Onto this week's topic:
Have you ever had to swallow something big and had it stuck
in your throat? It’s a really uncomfortable sensation, right? Can you imagine
what it would feel like having difficulty swallowing everything you eat all the
time? Today’s topic—dysphagia—literally means difficulty swallowing. It can be
due to a range of conditions/diseases, so let’s start with a broad overview:
Esophageal diverticula are defined as outpouchings of one or
more layers of the esophageal tract. They are commonly associated with motility
disorders, and clinical features include dysphagia, regurgitation, retrosternal
pain, and intermittent vomiting; however, they can also be asymptomatic in some
people.
Esophageal diverticula are classified according to their
location:
·
Pharyngoesophageal (Zenker’s) diverticulum
o
Most frequent form of esophageal diverticulum
o
Posterior pharyngeal outpouching found most
often on the left side, above cricopharyngeal muscle and below the inferior
pharyngeal constrictor muscle
o
Symptoms: dysphagia, regurgitation of undigested
food, halitosis
o
Treatment: endoscopic or surgical myotomy of
cricopharyngeal muscle +/- surgical excision of sac
·
Mid-esophageal diverticulum
o
Secondary to mediastinal inflammation
(“traction” diverticula) or motor disorders
o
Usually asymptomatic and no treatment is
required
·
Diverticulum just proximal to lower esophageal
sphincter (pulsatile type)
o
Usually associated with motor disorders
o
Usually asymptomatic and no treatment required
Peptic strictures caused by esophagitis usually presents as
dysphagia with a long history of reflux symptoms, but reflux symptoms may
disappear as stricture develops. The diagnosis is made through endoscopy or
barium study (if endoscopy contraindicated or unavailable). Treatment includes
endoscopic dilatation and indefinite PPI therapy; if these two are unsuccessful,
consider anti-reflux surgery.
Sometimes esophagitis does not have to cause strictures to
cause dysphagia. Infectious esophagitis—severe mucosal inflammation and
ulceration can result from viral or fungal infections. Risk factors include
diabetes, chemotherapy, and immune-compromised states. Patients
characteristically present with odynophagia, less often with dysphagia. The
diagnosis is made via endoscopic visualization (whitish-yellow plaques—Candida
(most common); focal ulcers—Herpes (second most common) or CMV) and biopsy.

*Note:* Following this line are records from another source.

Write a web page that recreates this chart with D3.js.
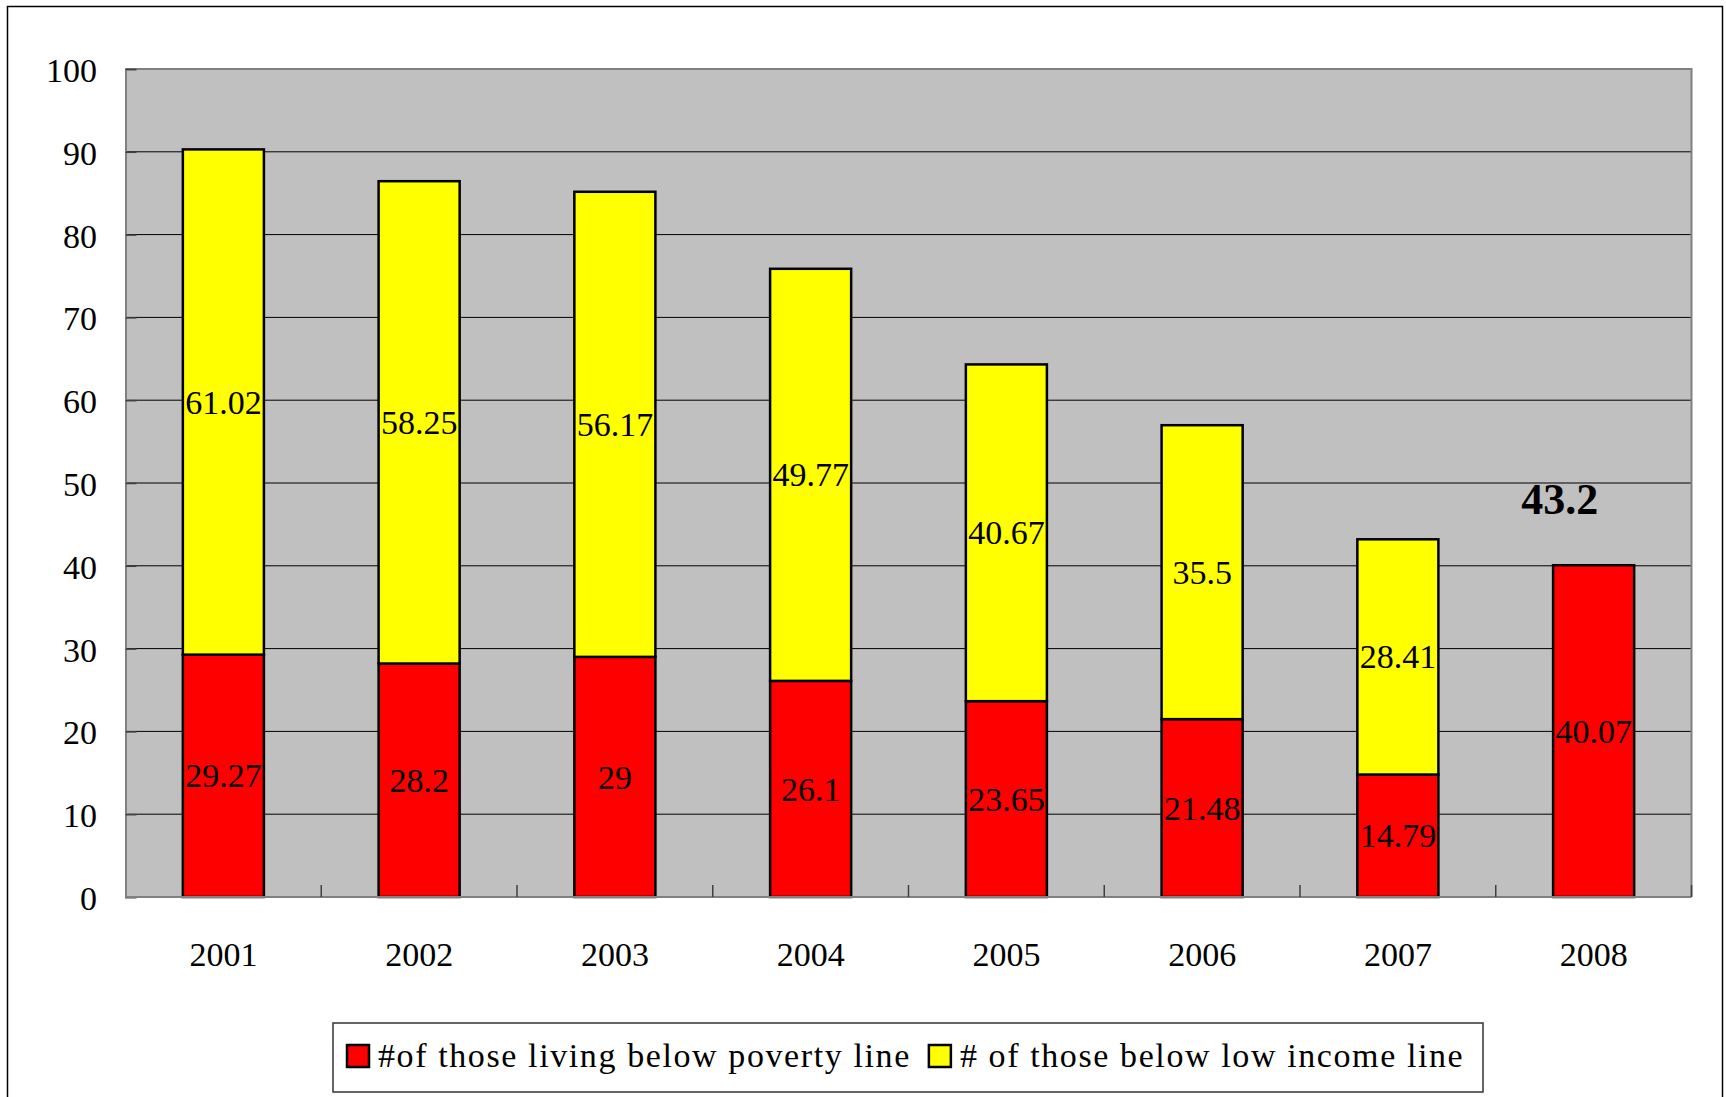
<!DOCTYPE html>
<html>
<head>
<meta charset="utf-8">
<script src="https://cdn.jsdelivr.net/npm/d3@7"></script>
<style>
    body { margin: 0; background: #ffffff; }
    #chart { width: 1726px; height: 1097px; }
    text { font-family: "Liberation Serif", "Times New Roman", serif; fill: #000; }
</style>
</head>
<body>
<div id="chart"></div>
<script>
// Chart values
const years = ["2001", "2002", "2003", "2004", "2005", "2006", "2007", "2008"];
const povertyLine = [29.27, 28.2, 29, 26.1, 23.65, 21.48, 14.79, 40.07];
const lowIncomeLine = [61.02, 58.25, 56.17, 49.77, 40.67, 35.5, 28.41, 0];
const yTicks = [0, 10, 20, 30, 40, 50, 60, 70, 80, 90, 100];
const seriesNames = ["#of those living below poverty line", "# of those below low income line"];
const seriesColors = ["#FF0000", "#FFFF00"];
const calloutYear = "2008";
const calloutValue = 43.2;

class StackedBars {
    constructor(targetElementName, margin={ top: 69, right: 34.5, bottom: 200, left: 125.5 }) {
        // Find the target element and clear it
        this.targetElement = d3.select(`#${targetElementName}`);
        this.targetElement.html("");

        this.margin = margin;
        this.width = parseInt(this.targetElement.style('width'), 10);
        this.height = parseInt(this.targetElement.style('height'), 10);

        this.plotWidth = this.width - margin.left - margin.right;
        this.plotHeight = this.height - margin.top - margin.bottom;

        // Build rows for d3.stack from the arrays
        this.rows = years.map((year, i) => ({ year: year,
                                              poverty: povertyLine[i],
                                              lowIncome: lowIncomeLine[i] }));
    }

    initPlot() {
        this.root = this.targetElement.append("svg")
                                      .attr("width", this.width)
                                      .attr("height", this.height);

        // Outer chart frame
        this.root.append("rect")
                 .attr("x", 7.5)
                 .attr("y", 6.5)
                 .attr("width", 1715)
                 .attr("height", 1110)
                 .style("fill", "#ffffff")
                 .style("stroke", "#000000")
                 .style("stroke-width", 1.5);

        this.svg = this.root.append("g")
                            .attr("transform", `translate(${this.margin.left}, ${this.margin.top})`);
    }

    drawPlot() {
        let w = this.plotWidth, h = this.plotHeight;

        // Scales
        let x = d3.scaleBand()
                  .domain(years)
                  .range([0, w])
                  .paddingInner(0.586)
                  .paddingOuter(0.293);

        let y = d3.scaleLinear()
                  .domain([0, 100])
                  .range([h, 0]);

        // Grey plot area
        this.svg.append("rect")
                .attr("width", w)
                .attr("height", h)
                .style("fill", "#C0C0C0");

        // Gridlines
        this.svg.append("g")
                .selectAll("line")
                .data(yTicks.filter(t => t > 0 && t < 100))
                .join("line")
                .attr("x1", 0)
                .attr("x2", w)
                .attr("y1", d => y(d))
                .attr("y2", d => y(d))
                .style("stroke", "#000000")
                .style("stroke-width", 1);

        // Plot border (top and right)
        this.svg.append("path")
                .attr("d", `M0,${y(100)}H${w}V${h}`)
                .style("fill", "none")
                .style("stroke", "#808080")
                .style("stroke-width", 2);

        // Stacked bars
        let stacked = d3.stack().keys(["poverty", "lowIncome"])(this.rows);

        let layers = this.svg.selectAll("g.layer")
                             .data(stacked)
                             .join("g")
                             .attr("class", "layer")
                             .style("fill", (d, i) => seriesColors[i]);

        layers.selectAll("rect")
              .data(d => d.filter(s => s[1] - s[0] > 0))
              .join("rect")
              .attr("x", d => x(d.data.year))
              .attr("y", d => y(d[1]))
              .attr("width", x.bandwidth())
              .attr("height", d => y(d[0]) - y(d[1]))
              .style("stroke", "#000000")
              .style("stroke-width", 2.5);

        // Value labels centred in each segment
        layers.each(function(layer) {
            d3.select(this)
              .selectAll("text")
              .data(layer.filter(s => s[1] - s[0] > 0))
              .join("text")
              .attr("x", d => x(d.data.year) + x.bandwidth() / 2)
              .attr("y", d => y((d[0] + d[1]) / 2))
              .attr("dy", "0.34em")
              .attr("text-anchor", "middle")
              .style("font-size", "34px")
              .style("fill", "#000000")
              .text(d => d.data[layer.key]);
        });

        // Bold callout above the last bar
        this.svg.append("text")
                .attr("x", x(calloutYear) + x.bandwidth() / 2 - 34)
                .attr("y", y(calloutValue) - 25)
                .attr("text-anchor", "middle")
                .style("font-size", "44px")
                .style("font-weight", "bold")
                .text(calloutValue);

        // Y axis: ticks point inwards, grey line
        let yAxis = this.svg.append("g")
                            .call(d3.axisRight(y).tickValues(yTicks).tickSize(11).tickFormat(""));
        yAxis.select(".domain").style("stroke", "#808080").style("stroke-width", 2);
        yAxis.selectAll(".tick line").style("stroke", "#404040").style("stroke-width", 1.5);

        this.svg.append("g")
                .selectAll("text")
                .data(yTicks)
                .join("text")
                .attr("x", -28.5)
                .attr("y", d => y(d))
                .attr("dy", "0.38em")
                .attr("text-anchor", "end")
                .style("font-size", "34px")
                .text(d => d);

        // X axis: line at bottom, ticks between categories pointing up
        this.svg.append("line")
                .attr("x1", 0)
                .attr("x2", w)
                .attr("y1", h)
                .attr("y2", h)
                .style("stroke", "#808080")
                .style("stroke-width", 2);

        let step = x.step();
        this.svg.append("g")
                .selectAll("line")
                .data(years.map((d, i) => i + 1))
                .join("line")
                .attr("x1", i => x(years[0]) - x.paddingOuter() * step + i * step)
                .attr("x2", i => x(years[0]) - x.paddingOuter() * step + i * step)
                .attr("y1", h)
                .attr("y2", h - 12)
                .style("stroke", "#404040")
                .style("stroke-width", 1.5);

        this.svg.append("g")
                .selectAll("text")
                .data(years)
                .join("text")
                .attr("x", d => x(d) + x.bandwidth() / 2)
                .attr("y", h + 69)
                .attr("text-anchor", "middle")
                .style("font-size", "34px")
                .text(d => d);
    }

    drawLegend() {
        let legend = this.root.append("g");

        legend.append("rect")
              .attr("x", 333)
              .attr("y", 1023)
              .attr("width", 1150)
              .attr("height", 69)
              .style("fill", "#ffffff")
              .style("stroke", "#333333")
              .style("stroke-width", 1.5);

        // Lay out items one after another
        let cursor = 347;
        seriesNames.forEach((name, i) => {
            legend.append("rect")
                  .attr("x", cursor)
                  .attr("y", 1045)
                  .attr("width", 22)
                  .attr("height", 22)
                  .style("fill", seriesColors[i])
                  .style("stroke", "#000000")
                  .style("stroke-width", 2.5);

            let label = legend.append("text")
                              .attr("x", cursor + 31)
                              .attr("y", 1067)
                              .style("font-size", "34px")
                              .style("letter-spacing", "1.6px")
                              .text(name);

            cursor = cursor + 31 + label.node().getComputedTextLength() + 18;
        });
    }
}

let chart = new StackedBars("chart");
chart.initPlot();
chart.drawPlot();
chart.drawLegend();
</script>
</body>
</html>
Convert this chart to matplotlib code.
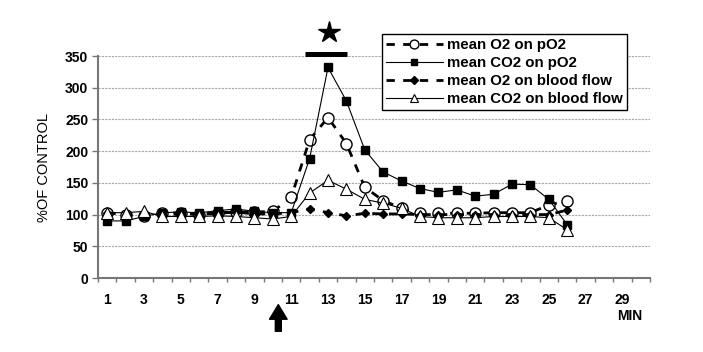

Treatment is based on investigation findings. For candida, Nystatin swish and
swallow, ketoconazole, and fluconazole are prescribed. Herpes is often
self-limiting and is treated with anti-viral agents like acyclovir, valacyclovir,
or famcyclovir. CMV is treated with IV anti-viral agents gancyclovir or
famcyclovir.
Esophageal webs refer to partial occlusions of the upper
esophagus. Esophageal rings refer to circumferential narrowing of the lower
esophagus. These can be asymptomatic with the lumen diameter is >12mm,
provided peristalsis is normal. Dysphagia occurs with large food boluses. A
special case is the occurrence of a Schatzki’s ring, which is a mucosal ring at
the squamous-columnar junction above a hiatus hernia; it causes intermittent
dysphagia with solids. Treatment involves disrupting ring with endoscopic
bougie.
The significance of esophageal webs comes with exam
questions about Plummer-Vinson Syndrome Triad!
·
Iron deficiency anemia
·
Dysphagia
·
Esophageal webs
This is a very rare condition (prevalence < 1/1,000,000)
but the prognosis is good when treated with iron supplementation and esophageal
dilatation.
Esophageal motor disorder falls under neuromuscular
category. Patients present with dysphagia of both solids and liquids; some may
also present with chest pain. It may be idiopathic or due to achalasia (no
pain), scleroderma (no pain), diabetes mellitus, and diffuse esophageal spasm
(DES—may have chest pain; rare and hard to diagnose due to intermittent
presentation). Tests such as esophageal manometry (motility study) will help
confirm diagnosis; barium swallow can sometimes be helpful too.